* _What you need to do_
The lines from the top of the material below through the line containing "const FONT = 'Open Sans';" are to be printed exactly, with pictures omitted.

* _Provided material_
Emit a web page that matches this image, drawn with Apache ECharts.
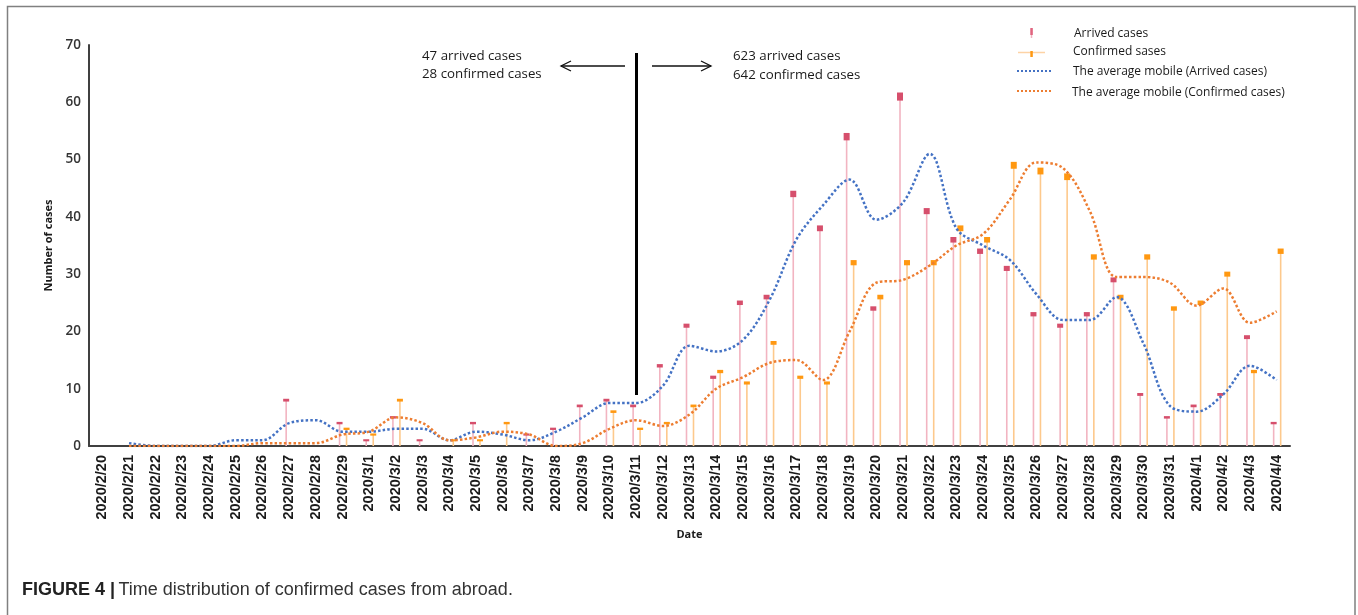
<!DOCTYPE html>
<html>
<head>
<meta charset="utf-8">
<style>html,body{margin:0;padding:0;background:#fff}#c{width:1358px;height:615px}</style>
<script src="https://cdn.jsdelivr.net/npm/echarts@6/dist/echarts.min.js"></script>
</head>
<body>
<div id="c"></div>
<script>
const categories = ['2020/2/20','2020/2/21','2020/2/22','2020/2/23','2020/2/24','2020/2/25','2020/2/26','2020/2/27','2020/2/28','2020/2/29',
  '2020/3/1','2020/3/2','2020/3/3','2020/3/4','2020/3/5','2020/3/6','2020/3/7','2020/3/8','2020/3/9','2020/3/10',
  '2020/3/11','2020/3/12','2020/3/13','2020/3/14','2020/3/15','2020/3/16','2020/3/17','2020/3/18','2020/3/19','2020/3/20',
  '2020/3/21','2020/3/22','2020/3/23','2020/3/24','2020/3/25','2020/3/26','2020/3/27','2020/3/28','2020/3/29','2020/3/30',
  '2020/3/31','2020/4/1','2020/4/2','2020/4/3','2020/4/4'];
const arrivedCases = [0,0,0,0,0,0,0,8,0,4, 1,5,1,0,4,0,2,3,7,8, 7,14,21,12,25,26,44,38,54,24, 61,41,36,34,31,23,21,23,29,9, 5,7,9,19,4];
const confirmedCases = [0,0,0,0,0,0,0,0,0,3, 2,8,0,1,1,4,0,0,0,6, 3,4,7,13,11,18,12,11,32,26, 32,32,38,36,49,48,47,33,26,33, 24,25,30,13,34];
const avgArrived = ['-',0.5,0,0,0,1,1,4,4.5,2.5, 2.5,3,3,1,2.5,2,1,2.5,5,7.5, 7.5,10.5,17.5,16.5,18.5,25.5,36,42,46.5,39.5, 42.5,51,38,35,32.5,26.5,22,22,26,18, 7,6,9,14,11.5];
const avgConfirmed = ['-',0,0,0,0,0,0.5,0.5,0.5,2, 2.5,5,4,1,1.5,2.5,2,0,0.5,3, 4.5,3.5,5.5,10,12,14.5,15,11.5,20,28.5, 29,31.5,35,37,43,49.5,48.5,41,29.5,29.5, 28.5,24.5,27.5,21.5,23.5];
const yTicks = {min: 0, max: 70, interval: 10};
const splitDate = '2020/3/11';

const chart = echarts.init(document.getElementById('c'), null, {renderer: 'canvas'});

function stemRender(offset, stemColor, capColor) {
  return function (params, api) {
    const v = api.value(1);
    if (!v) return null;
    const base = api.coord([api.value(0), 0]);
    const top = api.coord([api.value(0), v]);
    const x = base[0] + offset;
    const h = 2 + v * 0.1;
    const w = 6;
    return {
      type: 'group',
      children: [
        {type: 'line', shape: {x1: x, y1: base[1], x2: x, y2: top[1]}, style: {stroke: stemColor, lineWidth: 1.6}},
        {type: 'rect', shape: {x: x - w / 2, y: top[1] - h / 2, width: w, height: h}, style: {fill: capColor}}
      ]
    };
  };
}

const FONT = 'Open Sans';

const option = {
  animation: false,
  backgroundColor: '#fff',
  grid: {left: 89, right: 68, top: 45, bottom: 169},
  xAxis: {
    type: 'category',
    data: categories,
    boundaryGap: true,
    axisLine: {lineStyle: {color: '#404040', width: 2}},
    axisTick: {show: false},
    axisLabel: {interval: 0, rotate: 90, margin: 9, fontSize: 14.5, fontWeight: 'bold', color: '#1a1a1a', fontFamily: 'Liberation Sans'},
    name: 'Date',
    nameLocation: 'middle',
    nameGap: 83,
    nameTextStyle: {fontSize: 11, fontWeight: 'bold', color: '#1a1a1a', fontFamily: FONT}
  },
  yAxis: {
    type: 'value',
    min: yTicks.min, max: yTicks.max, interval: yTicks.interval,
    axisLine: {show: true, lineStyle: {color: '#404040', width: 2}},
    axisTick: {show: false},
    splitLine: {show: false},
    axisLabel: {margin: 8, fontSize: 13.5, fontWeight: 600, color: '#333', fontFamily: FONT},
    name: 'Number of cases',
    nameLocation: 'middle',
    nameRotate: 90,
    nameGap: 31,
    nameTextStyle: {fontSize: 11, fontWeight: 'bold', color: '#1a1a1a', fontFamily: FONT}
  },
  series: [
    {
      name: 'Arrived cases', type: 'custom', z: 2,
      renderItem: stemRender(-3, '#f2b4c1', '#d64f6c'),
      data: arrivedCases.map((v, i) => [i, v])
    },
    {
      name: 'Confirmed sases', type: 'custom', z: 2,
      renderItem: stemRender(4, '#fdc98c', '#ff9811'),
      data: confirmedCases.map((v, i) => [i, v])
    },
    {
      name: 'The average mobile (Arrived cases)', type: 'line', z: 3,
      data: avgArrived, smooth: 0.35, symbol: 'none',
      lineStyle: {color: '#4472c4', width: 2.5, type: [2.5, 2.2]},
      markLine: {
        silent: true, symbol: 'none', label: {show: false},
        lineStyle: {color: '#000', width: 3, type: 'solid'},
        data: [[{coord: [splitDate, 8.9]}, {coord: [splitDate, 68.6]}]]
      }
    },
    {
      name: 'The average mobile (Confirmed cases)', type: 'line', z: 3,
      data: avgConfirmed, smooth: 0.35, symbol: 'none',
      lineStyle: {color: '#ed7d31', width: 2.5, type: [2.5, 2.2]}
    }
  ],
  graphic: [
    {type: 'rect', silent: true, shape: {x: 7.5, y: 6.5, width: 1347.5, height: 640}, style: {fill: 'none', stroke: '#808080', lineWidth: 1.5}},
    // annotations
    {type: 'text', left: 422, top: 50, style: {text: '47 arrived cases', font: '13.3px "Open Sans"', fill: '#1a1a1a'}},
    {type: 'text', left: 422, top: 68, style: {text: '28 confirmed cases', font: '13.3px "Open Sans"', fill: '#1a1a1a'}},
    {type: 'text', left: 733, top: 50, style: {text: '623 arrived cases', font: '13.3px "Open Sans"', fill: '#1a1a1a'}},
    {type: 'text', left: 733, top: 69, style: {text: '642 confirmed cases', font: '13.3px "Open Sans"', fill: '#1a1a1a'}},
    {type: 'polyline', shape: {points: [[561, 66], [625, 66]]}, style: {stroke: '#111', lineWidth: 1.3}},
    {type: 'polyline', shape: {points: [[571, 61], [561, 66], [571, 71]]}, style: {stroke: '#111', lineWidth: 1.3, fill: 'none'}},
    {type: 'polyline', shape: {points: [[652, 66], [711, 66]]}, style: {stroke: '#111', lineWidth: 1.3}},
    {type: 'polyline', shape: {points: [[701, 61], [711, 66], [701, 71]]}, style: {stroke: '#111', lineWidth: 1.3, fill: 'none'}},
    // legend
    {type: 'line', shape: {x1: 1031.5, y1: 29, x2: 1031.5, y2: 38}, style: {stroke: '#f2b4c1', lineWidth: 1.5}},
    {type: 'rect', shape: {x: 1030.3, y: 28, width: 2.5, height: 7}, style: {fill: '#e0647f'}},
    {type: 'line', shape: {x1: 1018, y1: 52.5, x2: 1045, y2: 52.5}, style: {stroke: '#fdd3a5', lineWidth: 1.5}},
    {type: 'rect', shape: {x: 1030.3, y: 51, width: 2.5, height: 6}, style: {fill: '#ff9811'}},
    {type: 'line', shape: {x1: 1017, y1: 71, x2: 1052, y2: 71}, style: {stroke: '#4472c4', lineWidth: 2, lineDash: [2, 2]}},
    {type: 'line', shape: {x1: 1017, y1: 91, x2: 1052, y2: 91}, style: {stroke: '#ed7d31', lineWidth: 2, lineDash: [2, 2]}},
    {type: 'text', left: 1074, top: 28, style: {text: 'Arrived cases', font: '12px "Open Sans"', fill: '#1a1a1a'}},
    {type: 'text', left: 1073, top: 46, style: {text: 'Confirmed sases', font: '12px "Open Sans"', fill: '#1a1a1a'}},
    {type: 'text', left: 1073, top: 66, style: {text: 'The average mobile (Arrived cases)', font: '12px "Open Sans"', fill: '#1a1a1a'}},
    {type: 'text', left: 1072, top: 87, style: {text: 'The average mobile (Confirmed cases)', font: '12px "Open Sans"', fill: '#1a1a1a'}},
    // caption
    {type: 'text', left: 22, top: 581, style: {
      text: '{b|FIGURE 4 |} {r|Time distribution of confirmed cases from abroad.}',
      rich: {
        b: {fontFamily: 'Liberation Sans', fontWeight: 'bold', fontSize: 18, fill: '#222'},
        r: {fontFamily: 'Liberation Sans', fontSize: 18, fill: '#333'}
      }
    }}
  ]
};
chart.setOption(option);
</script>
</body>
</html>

* _Solution for this exercise_
Emit a web page that matches this image, drawn with Apache ECharts.
<!DOCTYPE html>
<html>
<head>
<meta charset="utf-8">
<style>html,body{margin:0;padding:0;background:#fff}#c{width:1358px;height:615px}</style>
<script src="https://cdn.jsdelivr.net/npm/echarts@6/dist/echarts.min.js"></script>
</head>
<body>
<div id="c"></div>
<script>
const categories = ['2020/2/20','2020/2/21','2020/2/22','2020/2/23','2020/2/24','2020/2/25','2020/2/26','2020/2/27','2020/2/28','2020/2/29',
  '2020/3/1','2020/3/2','2020/3/3','2020/3/4','2020/3/5','2020/3/6','2020/3/7','2020/3/8','2020/3/9','2020/3/10',
  '2020/3/11','2020/3/12','2020/3/13','2020/3/14','2020/3/15','2020/3/16','2020/3/17','2020/3/18','2020/3/19','2020/3/20',
  '2020/3/21','2020/3/22','2020/3/23','2020/3/24','2020/3/25','2020/3/26','2020/3/27','2020/3/28','2020/3/29','2020/3/30',
  '2020/3/31','2020/4/1','2020/4/2','2020/4/3','2020/4/4'];
const arrivedCases = [0,0,0,0,0,0,0,8,0,4, 1,5,1,0,4,0,2,3,7,8, 7,14,21,12,25,26,44,38,54,24, 61,41,36,34,31,23,21,23,29,9, 5,7,9,19,4];
const confirmedCases = [0,0,0,0,0,0,0,0,0,3, 2,8,0,1,1,4,0,0,0,6, 3,4,7,13,11,18,12,11,32,26, 32,32,38,36,49,48,47,33,26,33, 24,25,30,13,34];
const avgArrived = ['-',0.5,0,0,0,1,1,4,4.5,2.5, 2.5,3,3,1,2.5,2,1,2.5,5,7.5, 7.5,10.5,17.5,16.5,18.5,25.5,36,42,46.5,39.5, 42.5,51,38,35,32.5,26.5,22,22,26,18, 7,6,9,14,11.5];
const avgConfirmed = ['-',0,0,0,0,0,0.5,0.5,0.5,2, 2.5,5,4,1,1.5,2.5,2,0,0.5,3, 4.5,3.5,5.5,10,12,14.5,15,11.5,20,28.5, 29,31.5,35,37,43,49.5,48.5,41,29.5,29.5, 28.5,24.5,27.5,21.5,23.5];
const yTicks = {min: 0, max: 70, interval: 10};
const splitDate = '2020/3/11';

const chart = echarts.init(document.getElementById('c'), null, {renderer: 'canvas'});

function stemRender(offset, stemColor, capColor) {
  return function (params, api) {
    const v = api.value(1);
    if (!v) return null;
    const base = api.coord([api.value(0), 0]);
    const top = api.coord([api.value(0), v]);
    const x = base[0] + offset;
    const h = 2 + v * 0.1;
    const w = 6;
    return {
      type: 'group',
      children: [
        {type: 'line', shape: {x1: x, y1: base[1], x2: x, y2: top[1]}, style: {stroke: stemColor, lineWidth: 1.6}},
        {type: 'rect', shape: {x: x - w / 2, y: top[1] - h / 2, width: w, height: h}, style: {fill: capColor}}
      ]
    };
  };
}

const FONT = 'Open Sans';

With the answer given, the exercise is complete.